*MATERIALS PROVIDED*:
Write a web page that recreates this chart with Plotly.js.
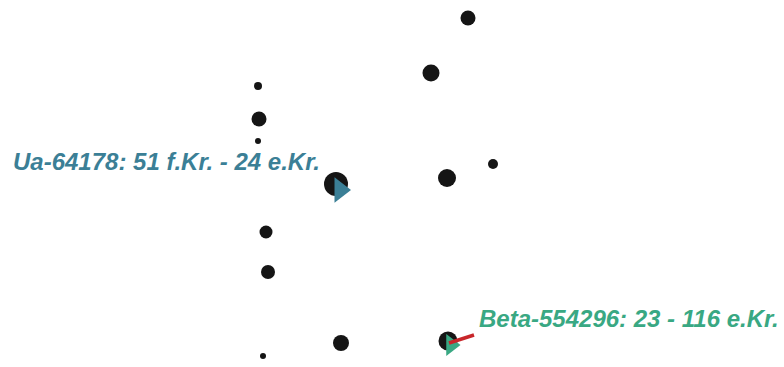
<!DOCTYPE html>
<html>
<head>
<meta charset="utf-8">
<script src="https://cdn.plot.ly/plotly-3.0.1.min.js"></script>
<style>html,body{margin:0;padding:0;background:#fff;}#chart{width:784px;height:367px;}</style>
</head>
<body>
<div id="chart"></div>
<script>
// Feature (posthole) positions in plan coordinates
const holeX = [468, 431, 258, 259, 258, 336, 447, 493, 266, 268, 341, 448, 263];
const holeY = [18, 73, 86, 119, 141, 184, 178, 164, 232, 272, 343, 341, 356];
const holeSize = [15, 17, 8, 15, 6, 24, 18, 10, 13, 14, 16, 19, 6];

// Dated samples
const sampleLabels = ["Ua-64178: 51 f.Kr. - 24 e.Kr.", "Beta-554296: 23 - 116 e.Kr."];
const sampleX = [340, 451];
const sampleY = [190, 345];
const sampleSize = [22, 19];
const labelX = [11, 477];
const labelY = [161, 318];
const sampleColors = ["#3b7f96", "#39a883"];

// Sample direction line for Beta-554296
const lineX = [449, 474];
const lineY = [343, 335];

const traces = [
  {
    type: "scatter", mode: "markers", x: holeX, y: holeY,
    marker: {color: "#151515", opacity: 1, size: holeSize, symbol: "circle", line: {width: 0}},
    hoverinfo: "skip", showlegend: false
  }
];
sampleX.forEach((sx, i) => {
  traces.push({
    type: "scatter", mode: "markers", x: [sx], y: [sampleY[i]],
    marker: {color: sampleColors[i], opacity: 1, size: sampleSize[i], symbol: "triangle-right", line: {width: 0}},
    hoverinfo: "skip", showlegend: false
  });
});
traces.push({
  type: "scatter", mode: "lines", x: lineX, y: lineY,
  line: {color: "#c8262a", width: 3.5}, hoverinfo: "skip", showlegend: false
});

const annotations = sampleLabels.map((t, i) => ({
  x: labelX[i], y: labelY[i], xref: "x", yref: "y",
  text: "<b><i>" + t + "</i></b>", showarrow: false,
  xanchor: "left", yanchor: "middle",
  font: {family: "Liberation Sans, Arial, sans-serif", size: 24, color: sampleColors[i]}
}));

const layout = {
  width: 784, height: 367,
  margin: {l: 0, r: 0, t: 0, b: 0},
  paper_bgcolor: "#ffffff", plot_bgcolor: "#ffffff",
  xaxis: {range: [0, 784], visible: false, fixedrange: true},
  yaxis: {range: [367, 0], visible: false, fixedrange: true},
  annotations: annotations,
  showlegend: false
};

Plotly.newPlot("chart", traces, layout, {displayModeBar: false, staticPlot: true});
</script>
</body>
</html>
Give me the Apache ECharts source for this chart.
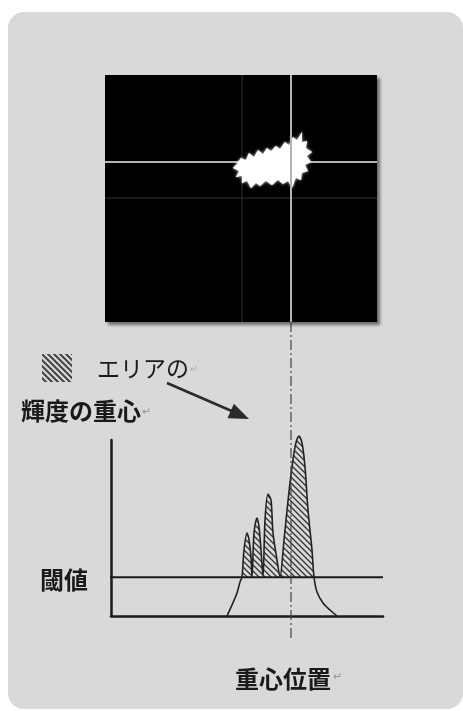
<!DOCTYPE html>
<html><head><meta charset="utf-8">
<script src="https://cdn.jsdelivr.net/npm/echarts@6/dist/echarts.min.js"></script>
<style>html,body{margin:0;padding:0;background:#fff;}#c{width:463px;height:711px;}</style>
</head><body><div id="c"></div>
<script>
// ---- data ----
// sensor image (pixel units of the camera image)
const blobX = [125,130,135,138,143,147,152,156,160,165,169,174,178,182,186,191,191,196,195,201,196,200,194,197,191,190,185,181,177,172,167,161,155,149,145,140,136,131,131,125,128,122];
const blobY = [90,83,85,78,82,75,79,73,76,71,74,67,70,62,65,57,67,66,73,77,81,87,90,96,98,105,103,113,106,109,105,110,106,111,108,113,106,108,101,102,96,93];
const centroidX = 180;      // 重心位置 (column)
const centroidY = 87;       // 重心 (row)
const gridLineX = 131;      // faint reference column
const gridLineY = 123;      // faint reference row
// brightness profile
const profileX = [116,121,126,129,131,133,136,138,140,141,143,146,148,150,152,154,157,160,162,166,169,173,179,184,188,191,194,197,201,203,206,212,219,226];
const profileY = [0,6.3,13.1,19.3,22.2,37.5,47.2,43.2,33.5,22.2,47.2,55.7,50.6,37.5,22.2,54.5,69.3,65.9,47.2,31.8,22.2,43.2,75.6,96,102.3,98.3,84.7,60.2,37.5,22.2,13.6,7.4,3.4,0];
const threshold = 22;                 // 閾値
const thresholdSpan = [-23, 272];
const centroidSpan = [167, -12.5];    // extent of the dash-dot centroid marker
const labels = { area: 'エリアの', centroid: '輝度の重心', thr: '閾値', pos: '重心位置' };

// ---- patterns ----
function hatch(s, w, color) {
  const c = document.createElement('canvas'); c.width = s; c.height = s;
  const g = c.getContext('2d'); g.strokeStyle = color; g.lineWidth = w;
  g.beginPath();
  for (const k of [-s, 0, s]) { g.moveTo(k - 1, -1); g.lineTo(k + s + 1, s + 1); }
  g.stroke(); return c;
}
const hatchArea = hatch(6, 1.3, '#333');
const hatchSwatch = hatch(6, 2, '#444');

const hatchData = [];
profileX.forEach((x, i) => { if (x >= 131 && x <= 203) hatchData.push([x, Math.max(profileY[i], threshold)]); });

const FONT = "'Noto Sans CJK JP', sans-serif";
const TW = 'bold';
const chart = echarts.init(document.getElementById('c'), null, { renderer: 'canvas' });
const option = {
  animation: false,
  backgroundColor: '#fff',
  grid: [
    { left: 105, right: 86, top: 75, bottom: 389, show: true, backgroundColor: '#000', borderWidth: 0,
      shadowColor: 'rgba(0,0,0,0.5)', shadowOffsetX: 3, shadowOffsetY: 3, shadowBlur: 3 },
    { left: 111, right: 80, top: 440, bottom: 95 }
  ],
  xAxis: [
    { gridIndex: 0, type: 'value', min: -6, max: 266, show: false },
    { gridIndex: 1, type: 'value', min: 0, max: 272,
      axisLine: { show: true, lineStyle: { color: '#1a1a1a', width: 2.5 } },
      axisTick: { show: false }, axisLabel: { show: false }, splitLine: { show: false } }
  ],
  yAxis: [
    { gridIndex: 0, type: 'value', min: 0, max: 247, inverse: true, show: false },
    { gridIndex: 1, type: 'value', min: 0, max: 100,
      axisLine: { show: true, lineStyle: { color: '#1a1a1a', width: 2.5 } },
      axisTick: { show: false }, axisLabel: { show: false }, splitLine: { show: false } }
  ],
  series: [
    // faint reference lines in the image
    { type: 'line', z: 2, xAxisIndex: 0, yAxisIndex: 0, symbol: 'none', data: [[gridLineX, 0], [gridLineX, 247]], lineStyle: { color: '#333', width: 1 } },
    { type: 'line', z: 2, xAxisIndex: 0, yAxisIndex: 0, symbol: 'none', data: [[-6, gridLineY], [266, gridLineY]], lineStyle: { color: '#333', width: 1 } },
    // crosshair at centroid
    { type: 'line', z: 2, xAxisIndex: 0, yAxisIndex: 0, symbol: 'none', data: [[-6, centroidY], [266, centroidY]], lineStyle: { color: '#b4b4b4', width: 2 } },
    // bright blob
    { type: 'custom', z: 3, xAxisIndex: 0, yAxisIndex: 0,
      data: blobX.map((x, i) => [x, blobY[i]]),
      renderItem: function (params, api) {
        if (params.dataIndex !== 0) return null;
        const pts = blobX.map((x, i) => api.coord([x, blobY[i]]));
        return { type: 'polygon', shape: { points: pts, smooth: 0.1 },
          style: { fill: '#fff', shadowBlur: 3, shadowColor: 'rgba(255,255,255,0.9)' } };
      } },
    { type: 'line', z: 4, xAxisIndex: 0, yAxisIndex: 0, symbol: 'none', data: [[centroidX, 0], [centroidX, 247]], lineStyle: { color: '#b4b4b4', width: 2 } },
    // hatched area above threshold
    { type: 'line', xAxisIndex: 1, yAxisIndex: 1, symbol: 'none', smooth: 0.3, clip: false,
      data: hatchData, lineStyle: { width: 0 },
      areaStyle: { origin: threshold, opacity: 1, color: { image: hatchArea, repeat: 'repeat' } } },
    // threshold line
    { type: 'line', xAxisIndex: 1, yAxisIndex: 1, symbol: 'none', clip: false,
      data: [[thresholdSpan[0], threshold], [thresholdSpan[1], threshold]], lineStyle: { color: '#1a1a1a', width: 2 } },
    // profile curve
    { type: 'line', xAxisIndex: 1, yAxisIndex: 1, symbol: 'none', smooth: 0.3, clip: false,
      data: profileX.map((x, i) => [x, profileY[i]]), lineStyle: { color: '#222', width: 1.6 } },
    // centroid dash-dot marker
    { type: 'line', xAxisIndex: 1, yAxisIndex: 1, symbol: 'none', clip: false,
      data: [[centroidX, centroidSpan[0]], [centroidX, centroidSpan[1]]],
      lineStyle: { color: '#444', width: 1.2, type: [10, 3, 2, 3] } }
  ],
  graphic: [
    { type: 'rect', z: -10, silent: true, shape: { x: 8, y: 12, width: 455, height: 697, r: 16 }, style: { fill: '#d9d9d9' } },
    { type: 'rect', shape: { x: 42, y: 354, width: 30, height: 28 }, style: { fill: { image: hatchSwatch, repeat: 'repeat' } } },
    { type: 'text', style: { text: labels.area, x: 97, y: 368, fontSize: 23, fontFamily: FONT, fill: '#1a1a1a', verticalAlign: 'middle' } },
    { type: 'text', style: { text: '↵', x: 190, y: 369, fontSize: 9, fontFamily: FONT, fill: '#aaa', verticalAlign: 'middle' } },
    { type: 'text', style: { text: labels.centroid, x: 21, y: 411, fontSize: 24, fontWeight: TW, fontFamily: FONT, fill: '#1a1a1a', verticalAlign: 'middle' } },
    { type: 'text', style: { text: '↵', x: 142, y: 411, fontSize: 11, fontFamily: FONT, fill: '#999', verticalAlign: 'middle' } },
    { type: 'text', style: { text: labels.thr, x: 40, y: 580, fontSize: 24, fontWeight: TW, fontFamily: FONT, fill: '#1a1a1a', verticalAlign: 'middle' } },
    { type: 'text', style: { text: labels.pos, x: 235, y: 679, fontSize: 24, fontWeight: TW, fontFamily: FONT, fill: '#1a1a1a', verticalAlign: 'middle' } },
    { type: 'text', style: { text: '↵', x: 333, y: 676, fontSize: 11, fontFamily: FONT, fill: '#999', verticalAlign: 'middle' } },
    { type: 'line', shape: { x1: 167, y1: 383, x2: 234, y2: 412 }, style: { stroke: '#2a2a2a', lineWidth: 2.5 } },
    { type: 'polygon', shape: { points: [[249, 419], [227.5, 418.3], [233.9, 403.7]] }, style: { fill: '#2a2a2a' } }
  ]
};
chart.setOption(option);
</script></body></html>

*WHAT TO DO*:
Locate the string "this" in the listing above and copy every line where it occurs.

*WRITTEN RESPONSE*:
Write a web page that recreates this chart with Plotly.js.
Give me the Apache ECharts source for this chart.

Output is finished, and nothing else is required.